CATHERINE KOMP, ALTERNATIVE PRESS REVIEW - As debate over government surveillance rages in adult society, the US Department of Justice is quietly enticing school districts to implement controversial technologies that monitor and track students. Critics fear these efforts will normalize electronic surveillance at an early age, conditioning young people to accept privacy violations while creating a market for companies that develop and sell surveillance systems.

A few of the nation’s schools are already running pilot programs to monitor students’ movements using radio frequency identification. The highly controversial programs, implemented in the name of student protection, see pupils wearing tags around their necks and submitting themselves to electronic scanning as they enter and leave school property. Now, a new federal grant could lure more districts into using these or similar technologies.

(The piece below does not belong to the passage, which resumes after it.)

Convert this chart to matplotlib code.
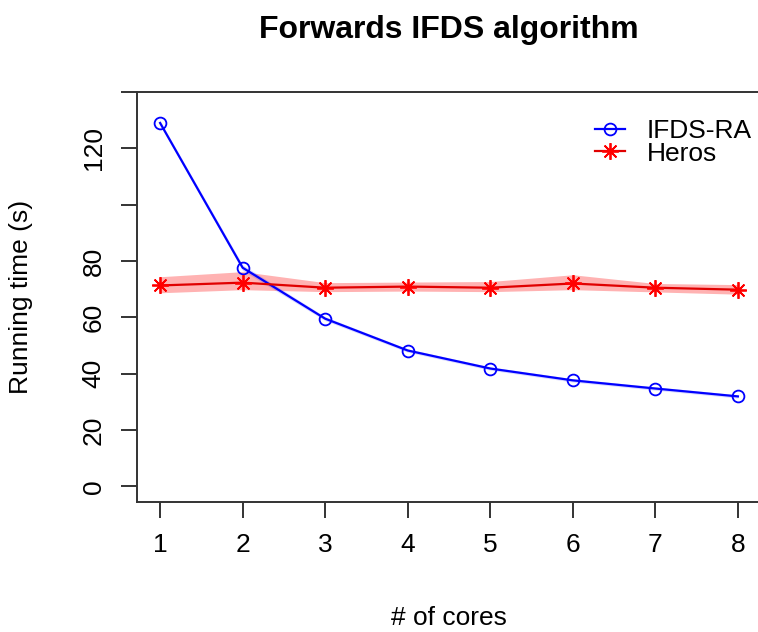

Even though school violence is at its lowest rate in a decade, according to the federal government’s own statistics, the Justice Department’s "School Safety Technologies" grants will be distributed to schools that develop proposals in four broadly defined areas: integrated physical security systems, bus-fleet monitoring systems, low-level force devices and school safety training.

In its call for the grant proposals, the National Institute of Justice ­ an arm of the Justice Department ­ says the money will be distributed to schools proposing "effective technology solutions to protect the students, teachers, school personnel, and the educational infrastructure from criminal activities, particularly crimes of violence.". . .

Such technologies have already been implemented in some school districts. North of Houston, Texas, 16,000 elementary students in the Spring Independent School District wear RFID tags, embedded with chips that indicate their locations on a computerized map. The school also has 750 surveillance cameras mounted throughout its facilities, with plans to install 300 more.

In New York, RFID systems are also being used in schools. The Brockport Central School District in northern New York is testing school bus fleet monitoring with GPS technology and scanning students IDs as they enter and exit the bus. Students at the Enterprise Charter School in Buffalo wave their RFID tags in front of two kiosks at the school entrance which automatically transmit attendance to teachers and administrators. . .

Lee Tien, senior staff attorney with the Electronic Frontier Foundation, a public-interest organization, believes the increasing use of RFID technology in schools could affect how the public views surveillance. "It creates an atmosphere where you normalize the use of surveillance technology… [and] the idea that you should accept that you are being tracked," said Tien.